Palmer (72) and Bradley finished at 3-under 277, the highest winning score on the PGA Tour this year - and the highest in relation to par in a non-major since 1999. It was the fifth playoff in six weeks and 10th overall.
Palmer forced the extra hole with a 6-foot putt at No. 18 for only the second birdie there all day. When that putt dropped, Palmer punched his right fist in the air and then raised both arms over his head.
Bradley and Palmer then played No. 18 again, both going way right with their tee shots to start the playoff.
Tournament volunteers quickly dismantled and moved a temporary lemonade stand to give Bradley, a Vermont native who played at St.

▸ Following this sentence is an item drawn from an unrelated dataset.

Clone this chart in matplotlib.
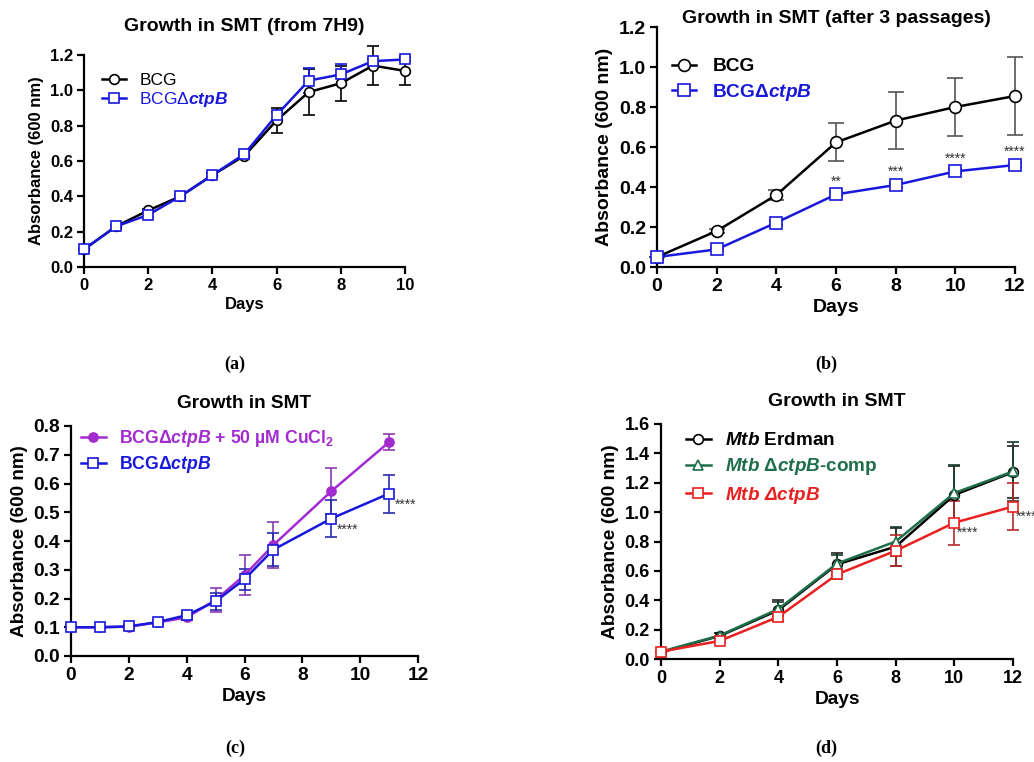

John's, a line of sight to the green and avoid the necessity for a drop.
Bradley's approach was dangerously close to sliding off the side of the green into the water, but stayed up. Palmer went in the same direction but his ball didn't stay dry.
"I had a clear punch shot but it's so easy to hit it left when I'm trying to hit a punch like that, and it squared left a little bit," he said. "Then my putt, just wanted to tease myself a little more, I guess. But I got into the position to win the golf tournament and that's all I can ask for."
On the 172-yard 17th hole, Bradley sank a 12-foot par-saving putt and responded with an emphatic fist pump. After Bradley tapped in his par putt at No. 18, third-round leader Palmer was in one of the five groups still playing.
Bradley then sat for a few minutes before going to the practice range to prepare for a playoff that almost wasn't necessary for him to become the PGA Tour's sixth first-time winner this season.
"It was funny. I was really, really nervous and then when (Palmer) made the birdie I calmed way down," Bradley said. "I felt my heartbeat slow down. I calmed down."
Ryuji Imada (71) and Joe Ogilvie (70) finished a stroke back at 2 under. Imada bogeyed three of his last four holes after getting to 5 under.
Defending Nelson champion Jason Day (67) was fifth at 1 under, the last player under par this week at TPC Four Seasons. There were brutal scoring conditions, particularly for both weekend rounds when the wind was sustained at 25 mph with gusts howling near 40.
After Palmer blasted from a greenside bunker to 3 feet for a birdie at the 523-yard 16th hole to get back to 3 under, he gave that stroke right back when he missed a 7-foot par putt at No. 17.
Imada was 5 under after his 11-foot birdie putt trickled in at the 170-yard 13th, then blasted out of a greenside bunker to inside a foot at 14th to save par. He missed a 3-foot par chance at No. 17 and then was unable to save par again out of a bunker on the closing hole.
"Obviously I was a little nervous out there. I haven't been in that position in a while," said Imada, whose only victory was three years ago. "I didn't finish off like I wanted to, so it definitely leaves a sour taste in my mouth. But overall I played well."
Sergio Garcia, the 2004 Nelson champion who hasn't won since 2008 and hasn't locked up spots this year in the U.S. Open and British Open, began the day one stroke off the lead and in the final group.
Garcia missed a 4-foot par putt on the opening hole, then slammed his putter down on his bag walking off after his bogey putt. Things only got worse from there on way to a closing 77. He had a double bogey at the par-4 fourth hole after needing four shots to go the final 12 feet - his first chip rolled back to his feet and he ended with a double bogey.
Day, the runner-up at this year's Masters, had his fourth top-10 finish in his last five tournaments.
After a bogey-free front nine with three birdies to get to 1 under for the tournament, Day was even par over a seven-hole stretch without a par on any of the holes. His birdie at No. 10 got him to 2 under before consecutive bogeys, a birdie, a double bogey and then consecutive birdies.
Bradley's playing partner was local teenage amateur Jordan Spieth, who had a rough finish. The 17-year-old player closed with two double bogeys and two bogeys for a 7-over 77 to finish at 6 over and tie for 32nd. That was 10 strokes higher than he shot last year at TPC Four Seasons, when he tied for 16th.